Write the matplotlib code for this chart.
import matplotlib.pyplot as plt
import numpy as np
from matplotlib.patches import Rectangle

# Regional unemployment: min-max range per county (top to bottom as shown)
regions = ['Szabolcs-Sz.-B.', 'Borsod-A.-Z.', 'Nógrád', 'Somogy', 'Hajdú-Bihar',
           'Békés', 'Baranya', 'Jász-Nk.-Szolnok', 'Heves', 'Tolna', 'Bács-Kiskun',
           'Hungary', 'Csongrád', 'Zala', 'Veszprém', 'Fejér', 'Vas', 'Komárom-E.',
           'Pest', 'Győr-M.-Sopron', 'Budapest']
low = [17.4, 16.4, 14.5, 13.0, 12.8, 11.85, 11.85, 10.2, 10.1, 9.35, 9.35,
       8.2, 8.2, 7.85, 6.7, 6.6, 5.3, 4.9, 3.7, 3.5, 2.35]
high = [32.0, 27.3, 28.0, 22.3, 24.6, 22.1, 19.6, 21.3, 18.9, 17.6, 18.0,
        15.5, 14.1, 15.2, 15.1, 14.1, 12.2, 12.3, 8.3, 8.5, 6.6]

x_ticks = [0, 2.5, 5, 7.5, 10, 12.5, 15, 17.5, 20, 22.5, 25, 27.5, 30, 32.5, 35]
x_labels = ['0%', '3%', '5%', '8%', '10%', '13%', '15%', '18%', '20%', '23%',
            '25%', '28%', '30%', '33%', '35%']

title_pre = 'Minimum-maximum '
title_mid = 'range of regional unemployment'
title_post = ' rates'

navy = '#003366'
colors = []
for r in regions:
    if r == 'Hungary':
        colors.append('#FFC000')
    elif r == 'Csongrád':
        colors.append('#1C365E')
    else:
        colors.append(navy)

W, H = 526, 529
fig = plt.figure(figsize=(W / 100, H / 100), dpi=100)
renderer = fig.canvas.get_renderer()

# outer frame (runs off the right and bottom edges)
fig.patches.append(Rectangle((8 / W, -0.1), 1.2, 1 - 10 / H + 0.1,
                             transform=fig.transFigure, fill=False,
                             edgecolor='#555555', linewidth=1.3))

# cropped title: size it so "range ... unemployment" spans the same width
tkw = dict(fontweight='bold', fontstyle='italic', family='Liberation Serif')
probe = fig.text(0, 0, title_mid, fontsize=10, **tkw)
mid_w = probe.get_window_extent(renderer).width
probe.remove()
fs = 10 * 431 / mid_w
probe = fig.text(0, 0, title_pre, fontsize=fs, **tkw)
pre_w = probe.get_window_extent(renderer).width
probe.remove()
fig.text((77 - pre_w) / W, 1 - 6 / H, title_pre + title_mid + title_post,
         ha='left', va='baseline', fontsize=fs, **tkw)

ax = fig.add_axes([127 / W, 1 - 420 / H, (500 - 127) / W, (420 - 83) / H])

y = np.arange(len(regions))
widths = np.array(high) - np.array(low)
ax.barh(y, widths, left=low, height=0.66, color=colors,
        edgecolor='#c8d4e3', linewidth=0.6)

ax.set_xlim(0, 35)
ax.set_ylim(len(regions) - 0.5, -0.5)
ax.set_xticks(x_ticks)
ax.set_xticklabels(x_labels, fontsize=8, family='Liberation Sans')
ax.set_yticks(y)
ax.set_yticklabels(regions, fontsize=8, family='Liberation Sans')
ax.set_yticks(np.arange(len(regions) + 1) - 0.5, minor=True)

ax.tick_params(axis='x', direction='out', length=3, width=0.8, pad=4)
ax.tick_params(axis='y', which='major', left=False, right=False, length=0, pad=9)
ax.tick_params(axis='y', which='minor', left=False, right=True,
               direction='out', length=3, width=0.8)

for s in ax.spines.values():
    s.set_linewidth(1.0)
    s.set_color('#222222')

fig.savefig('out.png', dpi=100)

****************************************

◆ OBJECTIVE ◆
Repeat the data precisely, line by line.

◆ RESULT BELOW ◆
Write the matplotlib code for this chart.
import matplotlib.pyplot as plt
import numpy as np
from matplotlib.patches import Rectangle

# Regional unemployment: min-max range per county (top to bottom as shown)
regions = ['Szabolcs-Sz.-B.', 'Borsod-A.-Z.', 'Nógrád', 'Somogy', 'Hajdú-Bihar',
           'Békés', 'Baranya', 'Jász-Nk.-Szolnok', 'Heves', 'Tolna', 'Bács-Kiskun',
           'Hungary', 'Csongrád', 'Zala', 'Veszprém', 'Fejér', 'Vas', 'Komárom-E.',
           'Pest', 'Győr-M.-Sopron', 'Budapest']
low = [17.4, 16.4, 14.5, 13.0, 12.8, 11.85, 11.85, 10.2, 10.1, 9.35, 9.35,
       8.2, 8.2, 7.85, 6.7, 6.6, 5.3, 4.9, 3.7, 3.5, 2.35]
high = [32.0, 27.3, 28.0, 22.3, 24.6, 22.1, 19.6, 21.3, 18.9, 17.6, 18.0,
        15.5, 14.1, 15.2, 15.1, 14.1, 12.2, 12.3, 8.3, 8.5, 6.6]

x_ticks = [0, 2.5, 5, 7.5, 10, 12.5, 15, 17.5, 20, 22.5, 25, 27.5, 30, 32.5, 35]
x_labels = ['0%', '3%', '5%', '8%', '10%', '13%', '15%', '18%', '20%', '23%',
            '25%', '28%', '30%', '33%', '35%']

title_pre = 'Minimum-maximum '
title_mid = 'range of regional unemployment'
title_post = ' rates'

navy = '#003366'
colors = []
for r in regions:
    if r == 'Hungary':
        colors.append('#FFC000')
    elif r == 'Csongrád':
        colors.append('#1C365E')
    else:
        colors.append(navy)

W, H = 526, 529
fig = plt.figure(figsize=(W / 100, H / 100), dpi=100)
renderer = fig.canvas.get_renderer()

# outer frame (runs off the right and bottom edges)
fig.patches.append(Rectangle((8 / W, -0.1), 1.2, 1 - 10 / H + 0.1,
                             transform=fig.transFigure, fill=False,
                             edgecolor='#555555', linewidth=1.3))

# cropped title: size it so "range ... unemployment" spans the same width
tkw = dict(fontweight='bold', fontstyle='italic', family='Liberation Serif')
probe = fig.text(0, 0, title_mid, fontsize=10, **tkw)
mid_w = probe.get_window_extent(renderer).width
probe.remove()
fs = 10 * 431 / mid_w
probe = fig.text(0, 0, title_pre, fontsize=fs, **tkw)
pre_w = probe.get_window_extent(renderer).width
probe.remove()
fig.text((77 - pre_w) / W, 1 - 6 / H, title_pre + title_mid + title_post,
         ha='left', va='baseline', fontsize=fs, **tkw)

ax = fig.add_axes([127 / W, 1 - 420 / H, (500 - 127) / W, (420 - 83) / H])

y = np.arange(len(regions))
widths = np.array(high) - np.array(low)
ax.barh(y, widths, left=low, height=0.66, color=colors,
        edgecolor='#c8d4e3', linewidth=0.6)

ax.set_xlim(0, 35)
ax.set_ylim(len(regions) - 0.5, -0.5)
ax.set_xticks(x_ticks)
ax.set_xticklabels(x_labels, fontsize=8, family='Liberation Sans')
ax.set_yticks(y)
ax.set_yticklabels(regions, fontsize=8, family='Liberation Sans')
ax.set_yticks(np.arange(len(regions) + 1) - 0.5, minor=True)

ax.tick_params(axis='x', direction='out', length=3, width=0.8, pad=4)
ax.tick_params(axis='y', which='major', left=False, right=False, length=0, pad=9)
ax.tick_params(axis='y', which='minor', left=False, right=True,
               direction='out', length=3, width=0.8)

for s in ax.spines.values():
    s.set_linewidth(1.0)
    s.set_color('#222222')

fig.savefig('out.png', dpi=100)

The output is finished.